Plotting code records:
[Start]
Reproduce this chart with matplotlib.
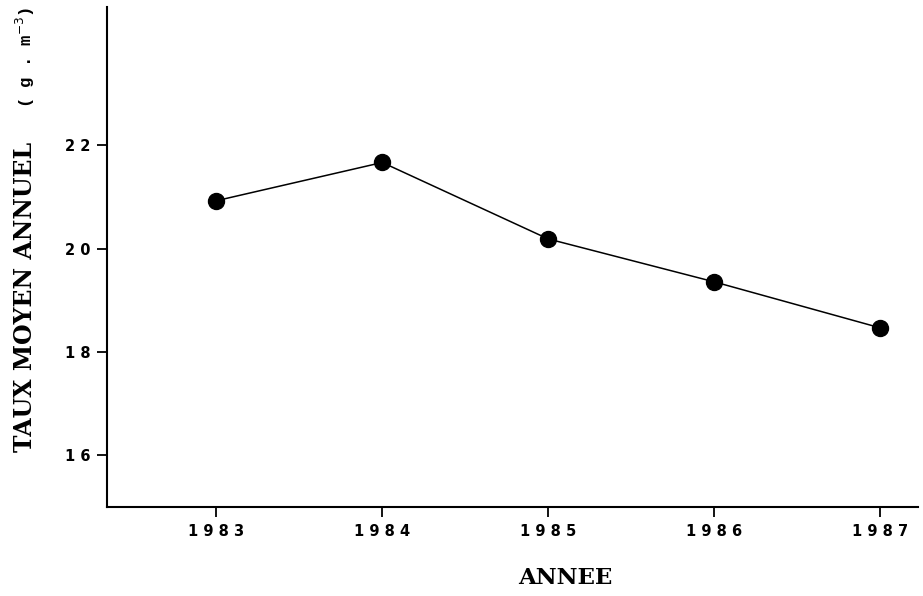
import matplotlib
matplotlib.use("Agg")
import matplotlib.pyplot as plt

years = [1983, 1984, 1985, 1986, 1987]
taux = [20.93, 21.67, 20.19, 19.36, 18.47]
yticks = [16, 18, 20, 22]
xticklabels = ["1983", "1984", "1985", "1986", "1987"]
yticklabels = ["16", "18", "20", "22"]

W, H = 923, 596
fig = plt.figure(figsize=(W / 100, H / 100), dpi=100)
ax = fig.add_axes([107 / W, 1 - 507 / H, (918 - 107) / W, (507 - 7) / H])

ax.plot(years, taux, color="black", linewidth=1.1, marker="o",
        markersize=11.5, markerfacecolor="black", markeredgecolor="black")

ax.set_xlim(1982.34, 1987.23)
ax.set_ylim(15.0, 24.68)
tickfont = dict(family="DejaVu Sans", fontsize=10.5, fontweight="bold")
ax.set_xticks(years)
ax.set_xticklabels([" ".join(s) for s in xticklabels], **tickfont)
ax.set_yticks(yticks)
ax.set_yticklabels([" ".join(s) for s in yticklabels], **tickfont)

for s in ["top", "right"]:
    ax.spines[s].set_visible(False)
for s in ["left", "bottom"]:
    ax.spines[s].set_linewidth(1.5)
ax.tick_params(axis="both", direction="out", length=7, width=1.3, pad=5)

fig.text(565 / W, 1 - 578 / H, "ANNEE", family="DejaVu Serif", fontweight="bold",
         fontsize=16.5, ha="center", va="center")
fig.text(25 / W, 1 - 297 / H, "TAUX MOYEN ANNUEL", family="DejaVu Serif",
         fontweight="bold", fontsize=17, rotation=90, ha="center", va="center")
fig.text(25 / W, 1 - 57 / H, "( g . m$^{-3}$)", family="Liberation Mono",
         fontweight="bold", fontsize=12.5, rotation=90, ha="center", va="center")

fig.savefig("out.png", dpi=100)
[End]
[Start]
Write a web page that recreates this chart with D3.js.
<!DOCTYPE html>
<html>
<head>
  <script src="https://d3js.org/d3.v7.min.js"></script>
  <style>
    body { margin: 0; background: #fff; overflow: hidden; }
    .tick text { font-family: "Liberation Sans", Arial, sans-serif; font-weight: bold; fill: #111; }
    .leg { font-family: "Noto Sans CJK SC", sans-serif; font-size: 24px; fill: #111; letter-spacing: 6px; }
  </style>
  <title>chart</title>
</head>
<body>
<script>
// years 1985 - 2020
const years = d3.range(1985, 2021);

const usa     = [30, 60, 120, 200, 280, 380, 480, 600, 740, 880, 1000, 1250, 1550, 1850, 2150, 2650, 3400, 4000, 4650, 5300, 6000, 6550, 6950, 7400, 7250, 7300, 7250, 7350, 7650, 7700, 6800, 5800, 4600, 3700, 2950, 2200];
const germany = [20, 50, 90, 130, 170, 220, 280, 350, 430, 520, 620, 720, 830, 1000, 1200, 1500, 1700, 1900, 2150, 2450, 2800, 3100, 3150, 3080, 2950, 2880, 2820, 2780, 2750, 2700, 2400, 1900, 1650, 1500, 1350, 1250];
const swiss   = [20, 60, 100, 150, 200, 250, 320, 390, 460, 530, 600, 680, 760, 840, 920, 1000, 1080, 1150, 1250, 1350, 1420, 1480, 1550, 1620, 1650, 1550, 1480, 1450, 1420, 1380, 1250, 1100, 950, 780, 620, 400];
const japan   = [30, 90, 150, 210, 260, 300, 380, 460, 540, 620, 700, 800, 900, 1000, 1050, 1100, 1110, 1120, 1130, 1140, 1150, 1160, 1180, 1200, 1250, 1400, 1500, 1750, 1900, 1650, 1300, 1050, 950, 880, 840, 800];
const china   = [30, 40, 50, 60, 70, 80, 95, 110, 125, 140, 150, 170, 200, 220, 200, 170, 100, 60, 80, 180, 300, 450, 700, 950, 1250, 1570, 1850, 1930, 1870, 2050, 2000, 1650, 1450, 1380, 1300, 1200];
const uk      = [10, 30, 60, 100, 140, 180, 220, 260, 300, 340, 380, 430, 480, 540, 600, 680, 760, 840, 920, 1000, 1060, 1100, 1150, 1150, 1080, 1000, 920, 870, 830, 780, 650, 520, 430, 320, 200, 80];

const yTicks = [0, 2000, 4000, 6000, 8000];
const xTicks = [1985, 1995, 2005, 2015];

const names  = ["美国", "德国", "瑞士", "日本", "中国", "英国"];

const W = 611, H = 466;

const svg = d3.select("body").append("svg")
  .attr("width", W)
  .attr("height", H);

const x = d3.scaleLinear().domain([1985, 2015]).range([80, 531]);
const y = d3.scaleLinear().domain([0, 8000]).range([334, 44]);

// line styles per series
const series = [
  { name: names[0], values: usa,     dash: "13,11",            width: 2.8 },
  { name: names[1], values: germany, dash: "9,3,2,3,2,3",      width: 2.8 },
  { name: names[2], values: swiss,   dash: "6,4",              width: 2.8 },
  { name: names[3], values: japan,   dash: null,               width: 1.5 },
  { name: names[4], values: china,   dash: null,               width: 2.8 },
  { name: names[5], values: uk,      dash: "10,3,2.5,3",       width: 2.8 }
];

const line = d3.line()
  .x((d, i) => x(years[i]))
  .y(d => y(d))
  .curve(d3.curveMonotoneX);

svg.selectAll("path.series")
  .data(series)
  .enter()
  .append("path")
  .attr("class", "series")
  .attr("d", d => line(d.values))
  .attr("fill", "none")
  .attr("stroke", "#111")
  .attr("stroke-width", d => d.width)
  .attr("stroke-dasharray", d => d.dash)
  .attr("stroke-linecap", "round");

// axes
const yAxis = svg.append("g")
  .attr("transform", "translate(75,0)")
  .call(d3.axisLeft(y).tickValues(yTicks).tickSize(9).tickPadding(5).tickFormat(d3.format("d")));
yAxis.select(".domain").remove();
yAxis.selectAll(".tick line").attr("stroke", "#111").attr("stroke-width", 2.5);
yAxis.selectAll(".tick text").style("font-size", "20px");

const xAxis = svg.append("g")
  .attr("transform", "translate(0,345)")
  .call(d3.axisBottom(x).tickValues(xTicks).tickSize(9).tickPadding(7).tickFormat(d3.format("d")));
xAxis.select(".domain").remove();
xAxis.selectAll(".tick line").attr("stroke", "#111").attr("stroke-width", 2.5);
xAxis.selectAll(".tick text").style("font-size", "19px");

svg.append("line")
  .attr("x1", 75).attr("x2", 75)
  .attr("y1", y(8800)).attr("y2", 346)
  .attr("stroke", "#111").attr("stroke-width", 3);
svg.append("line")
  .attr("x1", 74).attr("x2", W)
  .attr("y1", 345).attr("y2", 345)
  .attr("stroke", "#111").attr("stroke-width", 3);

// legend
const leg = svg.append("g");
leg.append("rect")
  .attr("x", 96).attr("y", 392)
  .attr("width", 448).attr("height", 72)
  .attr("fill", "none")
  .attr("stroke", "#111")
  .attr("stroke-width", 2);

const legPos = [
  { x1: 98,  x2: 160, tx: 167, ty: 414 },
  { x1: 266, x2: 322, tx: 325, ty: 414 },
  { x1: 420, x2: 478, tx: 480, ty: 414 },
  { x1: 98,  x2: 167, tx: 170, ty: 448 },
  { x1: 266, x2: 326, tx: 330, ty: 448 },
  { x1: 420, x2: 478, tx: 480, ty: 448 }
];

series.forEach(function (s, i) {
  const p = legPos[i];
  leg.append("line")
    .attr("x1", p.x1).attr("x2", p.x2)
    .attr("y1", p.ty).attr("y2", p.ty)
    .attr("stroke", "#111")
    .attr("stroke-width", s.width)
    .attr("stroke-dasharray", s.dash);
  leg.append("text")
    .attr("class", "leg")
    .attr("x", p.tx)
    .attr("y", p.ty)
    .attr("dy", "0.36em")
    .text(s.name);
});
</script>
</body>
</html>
[End]
[Start]
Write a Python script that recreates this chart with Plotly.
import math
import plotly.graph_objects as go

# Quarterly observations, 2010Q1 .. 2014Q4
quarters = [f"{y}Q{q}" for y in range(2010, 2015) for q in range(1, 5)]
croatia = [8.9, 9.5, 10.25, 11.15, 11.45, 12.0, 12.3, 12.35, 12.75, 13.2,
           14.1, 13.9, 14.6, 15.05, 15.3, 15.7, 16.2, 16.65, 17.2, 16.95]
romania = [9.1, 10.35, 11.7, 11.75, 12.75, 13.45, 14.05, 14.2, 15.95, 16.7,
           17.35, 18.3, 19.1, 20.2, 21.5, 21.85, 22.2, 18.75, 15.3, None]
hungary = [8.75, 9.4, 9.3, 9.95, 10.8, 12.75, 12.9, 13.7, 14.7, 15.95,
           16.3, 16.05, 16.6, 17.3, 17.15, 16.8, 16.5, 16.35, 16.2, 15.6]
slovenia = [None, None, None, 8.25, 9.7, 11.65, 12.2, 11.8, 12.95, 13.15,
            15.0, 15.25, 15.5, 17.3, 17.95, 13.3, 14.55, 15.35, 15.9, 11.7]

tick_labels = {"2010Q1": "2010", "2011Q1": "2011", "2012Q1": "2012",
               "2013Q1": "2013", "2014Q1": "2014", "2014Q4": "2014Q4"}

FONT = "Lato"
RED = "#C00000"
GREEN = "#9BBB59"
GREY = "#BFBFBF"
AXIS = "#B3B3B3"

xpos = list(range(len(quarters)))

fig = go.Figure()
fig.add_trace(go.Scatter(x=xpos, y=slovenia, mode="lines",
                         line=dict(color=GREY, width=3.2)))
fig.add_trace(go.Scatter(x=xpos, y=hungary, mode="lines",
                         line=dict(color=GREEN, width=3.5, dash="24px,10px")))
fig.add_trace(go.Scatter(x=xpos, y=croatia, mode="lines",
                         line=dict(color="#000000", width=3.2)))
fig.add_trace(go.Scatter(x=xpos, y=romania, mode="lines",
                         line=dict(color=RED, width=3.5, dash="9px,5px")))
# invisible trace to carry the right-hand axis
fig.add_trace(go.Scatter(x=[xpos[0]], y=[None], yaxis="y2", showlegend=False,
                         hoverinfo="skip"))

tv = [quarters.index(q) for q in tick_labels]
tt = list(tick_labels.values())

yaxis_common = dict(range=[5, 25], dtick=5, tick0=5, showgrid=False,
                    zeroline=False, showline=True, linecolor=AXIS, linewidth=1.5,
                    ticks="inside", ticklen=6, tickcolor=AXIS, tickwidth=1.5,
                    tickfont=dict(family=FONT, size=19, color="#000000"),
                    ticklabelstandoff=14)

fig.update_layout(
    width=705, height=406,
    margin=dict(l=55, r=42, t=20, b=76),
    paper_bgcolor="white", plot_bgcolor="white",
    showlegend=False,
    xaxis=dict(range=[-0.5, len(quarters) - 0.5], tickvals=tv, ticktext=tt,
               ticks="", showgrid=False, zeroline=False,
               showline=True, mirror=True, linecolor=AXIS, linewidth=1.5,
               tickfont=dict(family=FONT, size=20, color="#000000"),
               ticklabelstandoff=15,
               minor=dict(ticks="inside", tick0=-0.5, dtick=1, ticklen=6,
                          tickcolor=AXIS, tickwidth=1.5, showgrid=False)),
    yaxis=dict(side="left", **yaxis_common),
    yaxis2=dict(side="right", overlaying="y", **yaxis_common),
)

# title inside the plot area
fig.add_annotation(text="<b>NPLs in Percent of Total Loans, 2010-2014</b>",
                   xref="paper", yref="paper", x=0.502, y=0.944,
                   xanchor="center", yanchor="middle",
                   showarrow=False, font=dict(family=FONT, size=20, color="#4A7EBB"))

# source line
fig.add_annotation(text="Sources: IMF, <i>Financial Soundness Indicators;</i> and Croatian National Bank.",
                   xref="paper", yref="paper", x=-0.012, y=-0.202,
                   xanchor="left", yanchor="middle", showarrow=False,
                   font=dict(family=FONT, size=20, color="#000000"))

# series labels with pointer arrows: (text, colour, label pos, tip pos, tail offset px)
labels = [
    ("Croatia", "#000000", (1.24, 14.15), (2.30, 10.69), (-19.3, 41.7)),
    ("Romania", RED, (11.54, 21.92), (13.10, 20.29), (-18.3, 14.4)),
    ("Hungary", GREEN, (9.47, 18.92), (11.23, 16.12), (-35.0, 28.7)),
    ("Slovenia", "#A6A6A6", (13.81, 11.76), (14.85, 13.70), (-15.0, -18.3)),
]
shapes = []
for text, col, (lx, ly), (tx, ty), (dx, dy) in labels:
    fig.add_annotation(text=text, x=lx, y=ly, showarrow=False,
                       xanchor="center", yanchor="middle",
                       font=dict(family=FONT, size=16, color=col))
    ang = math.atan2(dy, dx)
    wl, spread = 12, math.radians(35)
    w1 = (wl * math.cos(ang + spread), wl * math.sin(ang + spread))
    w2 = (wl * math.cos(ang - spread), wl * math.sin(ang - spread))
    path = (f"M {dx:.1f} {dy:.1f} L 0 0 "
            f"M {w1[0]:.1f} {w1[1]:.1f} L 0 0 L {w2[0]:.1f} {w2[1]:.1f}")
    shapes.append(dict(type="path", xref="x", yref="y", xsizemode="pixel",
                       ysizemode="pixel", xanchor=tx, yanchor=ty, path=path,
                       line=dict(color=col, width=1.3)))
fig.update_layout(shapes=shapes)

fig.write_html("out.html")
[End]
=== Task to complete ===
Search the lines above for the string "recreates" and copy each line that has it.

=== Task solution ===
Write a web page that recreates this chart with D3.js.
Write a Python script that recreates this chart with Plotly.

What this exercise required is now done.